The Florida Panthers had a simple request to the NHL for their schedule in the Eastern Conference’s second-round series against their new best enemies, the Tampa Bay Lightning: “Just keep us away from Heat-Celtics so that we’re not butting up against them every night and South Floridians might watch us for once.”
And so it came to pass just as you knew it would: Panthers-Lightning will be on the same nights as Heat-Celtics for every night save this coming Sunday, when they avoid the basketball entirely but have to play at 1:30 in the afternoon. The only break they get in other games is that they start 90 minutes before Heat tip-off, so they’ll have to grab what eyeballs they can while they can.
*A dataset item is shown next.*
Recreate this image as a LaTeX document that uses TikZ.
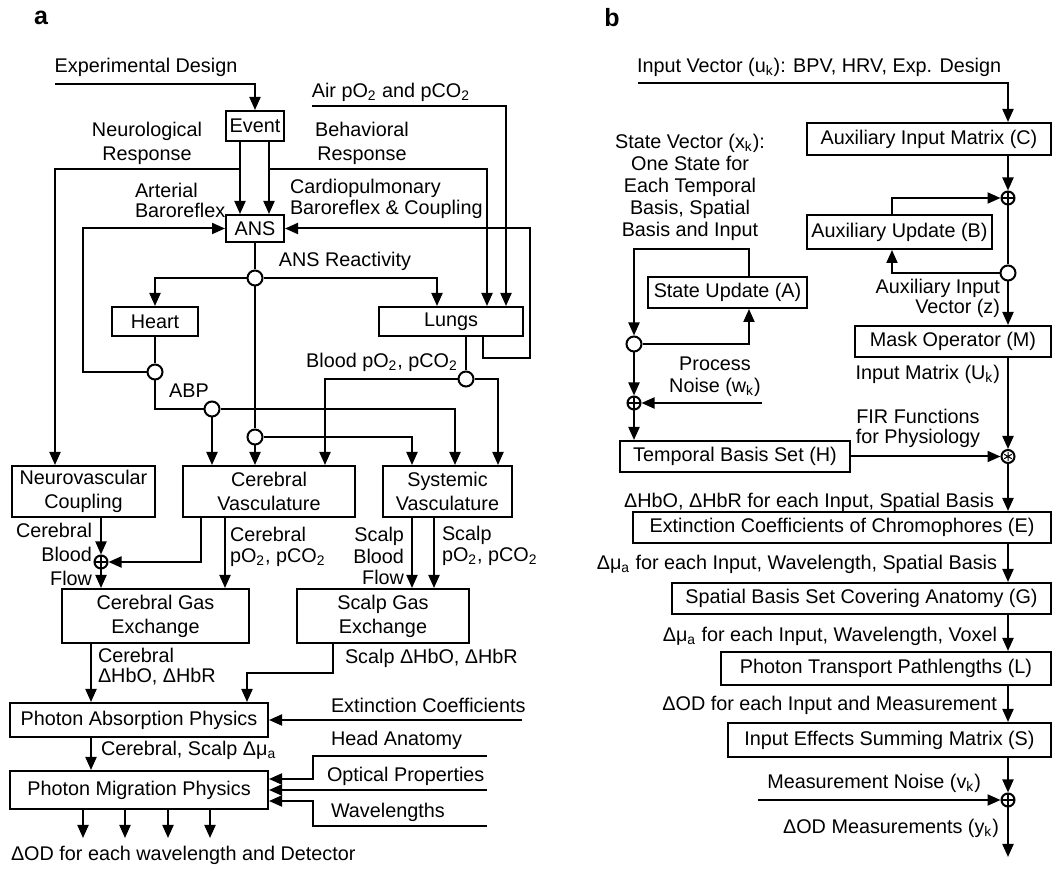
\documentclass[tikz,border=0pt]{standalone}
\usepackage{fontspec}
\setmainfont{Liberation Sans}
\usetikzlibrary{arrows.meta}
\newcommand\fs{\fontsize{9.9}{12}\selectfont}
\newcommand\sbs[1]{\textsubscript{#1}}
% box from pixel corners (x1,y1)-(x2,y2)
\newcommand\bx[6]{\node[box,minimum width={(#4-#2)*0.5pt},minimum height={(#5-#3)*0.5pt}] (#1) at ({(#2+#4)/2},{(#3+#5)/2}) {#6};}
\begin{document}
\begin{tikzpicture}[x=0.5pt,y=-0.5pt,line width=1pt,
  box/.style={draw,fill=white,inner sep=0pt,align=center,font=\fs},
  txt/.style={inner sep=0pt,font=\fs},
  arr/.style={-{Triangle[length=6.5pt,width=5.5pt]}},
  junc/.style={circle,draw,fill=white,inner sep=0pt,minimum size=7.5pt},
  sumn/.style={circle,draw,fill=white,inner sep=0pt,minimum size=6.5pt,
    path picture={\draw[line width=0.6pt] (path picture bounding box.north)--(path picture bounding box.south) (path picture bounding box.west)--(path picture bounding box.east);}},
  starn/.style={circle,draw,fill=white,inner sep=0pt,minimum size=6.5pt,
    path picture={\draw[line width=0.5pt] (path picture bounding box.center) ++(90:2.2pt) -- ++(270:4.4pt) (path picture bounding box.center) ++(30:2.2pt) -- ++(210:4.4pt) (path picture bounding box.center) ++(150:2.2pt) -- ++(330:4.4pt);}},
  lbl/.style={inner sep=0pt,font=\fontsize{12.5}{14}\selectfont\bfseries}]
\fill[white] (0,0) rectangle (1057,871);
\useasboundingbox (0,0) rectangle (1057,871);

%% ---------------- Panel a ----------------
\node[lbl] (la) at (41,18) {a};
\node[txt] (ted) at (146,67) {Experimental Design};
\coordinate (edin) at (55,84);
\bx{event}{226}{111}{284}{141}{Event}
\node[txt] (tair) at (391,92) {Air pO\sbs{2} and pCO\sbs{2}};
\coordinate (airin) at (312,106);
\node[txt,align=center,font=\fontsize{9.9}{12}\selectfont] (tneu) at (147,143) {Neurological\\Response};
\node[txt,align=center,font=\fontsize{9.9}{12}\selectfont] (tbeh) at (362,143) {Behavioral\\Response};
\bx{ans}{226}{215}{284}{242}{ANS}
\node[txt,align=left,anchor=west,font=\fontsize{9.9}{10}\selectfont] (tart) at (134,200) {Arterial\\Baroreflex};
\node[txt,align=left,anchor=west,font=\fontsize{9.9}{10.5}\selectfont] (tcar) at (289,199) {Cardiopulmonary\\Baroreflex \& Coupling};
\node[txt] (tansr) at (345,261) {ANS Reactivity};
\node[junc] (jr) at (255,278) {};
\bx{heart}{112}{307}{198}{336}{Heart}
\bx{lungs}{379}{307}{523}{336}{Lungs}
\node[junc] (jh) at (155,372) {};
\node[junc] (jl) at (466,379) {};
\node[txt] (tblood) at (382,362) {Blood pO\sbs{2}, pCO\sbs{2}};
\node[txt] (tabp) at (189,391) {ABP};
\node[junc] (ja) at (212,409) {};
\node[junc] (jc) at (255,437) {};
\bx{nvc}{12}{466}{155}{517}{Neurovascular\\Coupling}
\bx{cv}{183}{466}{355}{517}{Cerebral\\Vasculature}
\bx{sv}{383}{466}{512}{517}{Systemic\\Vasculature}
\node[sumn] (pa) at (101,562) {};
\node[txt,align=right,anchor=east,font=\fontsize{9.9}{12}\selectfont] (tcbf) at (93,554) {Cerebral\\Blood\\Flow};
\node[txt,align=left,anchor=west,font=\fontsize{9.9}{10.5}\selectfont] (tcpo) at (229,547) {Cerebral\\pO\sbs{2}, pCO\sbs{2}};
\node[txt,align=right,anchor=east,font=\fontsize{9.9}{10.8}\selectfont] (tsbf) at (405,556) {Scalp\\Blood\\Flow};
\node[txt,align=left,anchor=west,font=\fontsize{9.9}{10.8}\selectfont] (tspo) at (441,546) {Scalp\\pO\sbs{2}, pCO\sbs{2}};
\bx{cge}{62}{589}{249}{643}{Cerebral Gas\\Exchange}
\bx{sge}{297}{589}{469}{643}{Scalp Gas\\Exchange}
\node[txt,align=left,anchor=west,font=\fontsize{9.9}{10}\selectfont] (tchb) at (97,667) {Cerebral\\ΔHbO, ΔHbR};
\node[txt,anchor=west] (tshb) at (344,658) {Scalp ΔHbO, ΔHbR};
\bx{pap}{10}{703}{268}{737}{Photon Absorption Physics}
\node[txt,anchor=west] (text) at (330,705) {Extinction Coefficients};
\coordinate (extin) at (522,720);
\node[txt,anchor=west] (tmua) at (100,750) {Cerebral, Scalp Δμ\sbs{a}};
\bx{pmp}{10}{771}{268}{809}{Photon Migration Physics}
\node[txt,anchor=west] (thead) at (330,740) {Head Anatomy};
\node[txt,anchor=west] (topt) at (326,776) {Optical Properties};
\node[txt,anchor=west] (twav) at (330,812) {Wavelengths};
\coordinate (headin) at (487,756);
\coordinate (optin) at (487,790);
\coordinate (wavein) at (487,826);
\node[txt,anchor=west] (tod) at (10,855) {ΔOD for each wavelength and Detector};
\coordinate (nb) at (240,169);
\coordinate (bb) at (269,169);

\draw[arr] (edin) -| (event.north);
\draw[arr] (event.south -| nb) -- (ans.north -| nb);
\draw[arr] (event.south -| bb) -- (ans.north -| bb);
\draw[arr] (nb) -| (nvc.north -| 55,0);
\draw[arr] (bb) -| (lungs.north -| 487,0);
\draw[arr] (airin) -| (lungs.north -| 506,0);
\draw[arr] (jh.west) -- (jh.west -| 83,0) |- (ans.west);
\draw[arr] (lungs.south -| 483,0) |- (530,358) |- (ans.east);
\draw (ans.south) -- (jr.north);
\draw[arr] (jr.west) -| (heart.north);
\draw[arr] (jr.east) -| (lungs.north -| 437,0);
\draw (jr.south) -- (jc.north);
\draw[arr] (jc.south) -- (cv.north -| jc);
\draw[arr] (jc.east) -| (sv.north -| 412,0);
\draw (heart.south) -- (jh.north);
\draw (jh.south) |- (ja.west);
\draw[arr] (ja.south) -- (cv.north -| ja);
\draw[arr] (ja.east) -| (sv.north -| 455,0);
\draw (lungs.south -| jl) -- (jl.north);
\draw[arr] (jl.west) -| (cv.north -| 325,0);
\draw[arr] (jl.east) -| (sv.north -| 498,0);
\draw[arr] (nvc.south -| pa) -- (pa.north);
\draw[arr] (pa.south) -- (cge.north -| pa);
\draw[arr] (cv.south -| 201,0) |- (pa.east);
\draw[arr] (cv.south -| 225,0) -- (cge.north -| 225,0);
\draw[arr] (sv.south -| 412,0) -- (sge.north -| 412,0);
\draw[arr] (sv.south -| 434,0) -- (sge.north -| 434,0);
\draw[arr] (cge.south -| 91,0) -- (pap.north -| 91,0);
\draw[arr] (sge.south -| 333,0) -- (333,673) -| (pap.north -| 247,0);
\draw[arr] (extin) -- (pap.east);
\draw[arr] (pap.south -| 91,0) -- (pmp.north -| 91,0);
\draw[arr] (headin) -- (313,756) |- ([yshift=5.5pt]pmp.east);
\draw[arr] (optin) -- (pmp.east);
\draw[arr] (wavein) -- (313,826) |- ([yshift=-5.5pt]pmp.east);
\foreach \x in {83,125,168,210} \draw[arr] (pmp.south -| \x,0) -- (\x,838);

%% ---------------- Panel b ----------------
\node[lbl] (lb) at (612,18) {b};
\node[txt,anchor=west] (tuin) at (636,67) {Input Vector (u\sbs{k}): BPV, HRV, Exp. Design};
\coordinate (uin) at (638,83);
\bx{C}{807}{123}{1051}{155}{Auxiliary Input Matrix (C)}
\node[sumn] (pb1) at (1008,198) {};
\bx{B}{807}{215}{992}{249}{Auxiliary Update (B)}
\node[junc] (jz) at (1008,273) {};
\node[txt,align=right,anchor=east,font=\fontsize{9.9}{10}\selectfont] (taiv) at (1001,298) {Auxiliary Input\\Vector (z)};
\bx{M}{855}{326}{1051}{357}{Mask Operator (M)}
\node[txt,anchor=east] (tim) at (1001,374) {Input Matrix (U\sbs{k})};
\node[txt,align=center,font=\fontsize{9.9}{10}\selectfont] (tfir) at (918,428) {FIR Functions\\for Physiology};
\node[txt,align=center,font=\fontsize{9.9}{11}\selectfont] (tsv) at (690,187) {State Vector (x\sbs{k}):\\One State for\\Each Temporal\\Basis, Spatial\\Basis and Input};
\bx{A}{648}{277}{807}{308}{State Update (A)}
\node[junc] (js) at (634,344) {};
\node[sumn] (pb3) at (634,403) {};
\node[txt,align=center,font=\fontsize{9.9}{11}\selectfont] (tpn) at (715,377) {Process\\Noise (w\sbs{k})};
\coordinate (win) at (762,403);
\bx{H}{620}{441}{850}{472}{Temporal Basis Set (H)}
\node[starn] (st) at (1008,456.5) {};
\node[txt,anchor=east] (thb) at (995,502) {ΔHbO, ΔHbR for each Input, Spatial Basis};
\bx{E}{633}{512}{1051}{543}{Extinction Coefficients of Chromophores (E)}
\node[txt,anchor=east] (tm1) at (998,564) {Δμ\sbs{a} for each Input, Wavelength, Spatial Basis};
\bx{G}{672}{583}{1051}{614}{Spatial Basis Set Covering Anatomy (G)}
\node[txt,anchor=east] (tm2) at (998,636) {Δμ\sbs{a} for each Input, Wavelength, Voxel};
\bx{L}{721}{652}{1051}{685}{Photon Transport Pathlengths (L)}
\node[txt,anchor=east] (tod2) at (998,705) {ΔOD for each Input and Measurement};
\bx{S}{728}{723}{1051}{757}{Input Effects Summing Matrix (S)}
\node[txt,anchor=east] (tmn) at (982,783) {Measurement Noise (v\sbs{k})};
\node[sumn] (pb2) at (1008,800) {};
\coordinate (vin) at (758,800);
\node[txt,anchor=east] (tyk) at (1000,828) {ΔOD Measurements (y\sbs{k})};
\coordinate (yout) at (1008,857);

\draw[arr] (uin) -| (C.north -| pb1);
\draw[arr] (C.south -| pb1) -- (pb1.north);
\draw[arr] (B.north -| 892,0) |- (pb1.west);
\draw (pb1.south) -- (jz.north);
\draw[arr] (jz.west) -| (B.south -| 892,0);
\draw[arr] (jz.south) -- (M.north -| jz);
\draw[arr] (M.south -| st) -- (st.north);
\draw[arr] (H.east) -- (st.west);
\draw[arr] (st.south) -- (E.north -| st);
\draw[arr] (E.south -| st) -- (G.north -| st);
\draw[arr] (G.south -| st) -- (L.north -| st);
\draw[arr] (L.south -| st) -- (S.north -| st);
\draw[arr] (S.south -| st) -- (pb2.north);
\draw[arr] (vin) -- (pb2.west);
\draw[arr] (pb2.south) -- (yout);
\draw[arr] (A.north -| 749,0) -- (749,249) -| (js.north);
\draw[arr] (js.east) -| (A.south -| 749,0);
\draw[arr] (js.south) -- (pb3.north);
\draw[arr] (win) -- (pb3.east);
\draw[arr] (pb3.south) -- (H.north -| pb3);
\end{tikzpicture}
\end{document}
This is not to feel sorry for the Panthers. They may be a total hoot to watch and all, but they’re the Panthers. They will cope with indignities like this until the moment that … well, no. They will cope with it until the state erodes into the sea and ruins high tide from Havana to Halifax.
The reason why the Panthers got tied to the Heat despite their most earnest beggings was simple. ESPN had first pick of which NHL series they wanted to work around their NBA schedule (as designated purveyors of the Eastern Conference Final, they have the rights to Heat-Celtics), and they also wanted the assumed ratings benefits of the New York Rangers and Carolina Hurricanes. (Well, OK, of the New York Rangers. Trust us, ESPN gives essentially zero beads of sweat over the demonstrably more delightful ‘Canes.) So TNT ended up with Panthers-Lightning, which was scheduled to avoid conflict with TNT’s Warriors-Mavs broadcasts, with no thought paid to the Miami-on-Miami crime.
Thus, beneath the shadows of Jimmy Butler, Bam Adebayo, Jayson Tatum and the cartoon leprechaun, the Panthers and Bolts carry on in semi-anonymity their half of one of Gary Bettman’s deepest fantasies—the victory of his Southern Strategy. His much criticized Confederate expansion plan has finally reached its apex, lacking only Nashville, which were eradicated in heartbeat time by Colorado, which is the best team of them all regardless of latitude. Indeed, the only way to slap that smug smile from Bettman’s yap is to remind him of the enduring shame of Arizona, which is such a monumental and irredeemable disaster that the only place that franchise might achieve its true destiny is not in the Valley of the Sun but on its surface.
But back to Cats-Ning (and yes, we know Lightning fans hate ‘Ning as an abbreviate, but I keep typing it “Lighting” by accident and getting increasingly torqued every time). The ‘Thers will have to make their dent on the consciousness of Greater Miami in those 90-minute windows, unless Erik Spoelstra is right and their series with Boston will indeed be “a throwback” ordered up by his boss, Pat Riley.
“Pat’s probably going to enjoy this,” Spoelstra said Monday. “This is like a throwback series. If both teams are really on top of their games, this should be a series where neither team is scoring 130 points. Both teams hang their hats on rock-solid team defense, and making multiple efforts and being disciplined to schemes. So it will be a lot of plays and things in the margins. That’s what you expect.”
He makes it sound so appealing, like oatmeal laced with cat litter. He might as well say, “If we both have our way, every game will look like this, and Pat will give me an extension for doing him such a nostalgic solid. He loves this crap.”
The problem, of course, is that few other people in the new basketball demographic do, so Heat-Celtics could be a pretty painful visual slog. It will still get far better ratings than the more open play of Panthers-Lightning, but it allows the hockey a bit wider window for the more open-minded sports fan on aesthetic grounds.
Not that there are many of those folks. Most people will pick one and only one, so the Panthers will have to make their bones either in the first period, or in any overtimes past the second. There is always something about players playing past midnight that still thrills the senses and sensibilities.
Plus, by then the basketball game will be over. Heat 73, Celtics 68 in a rout. Or Celtics 77, Heat 74 in a 2OT thriller.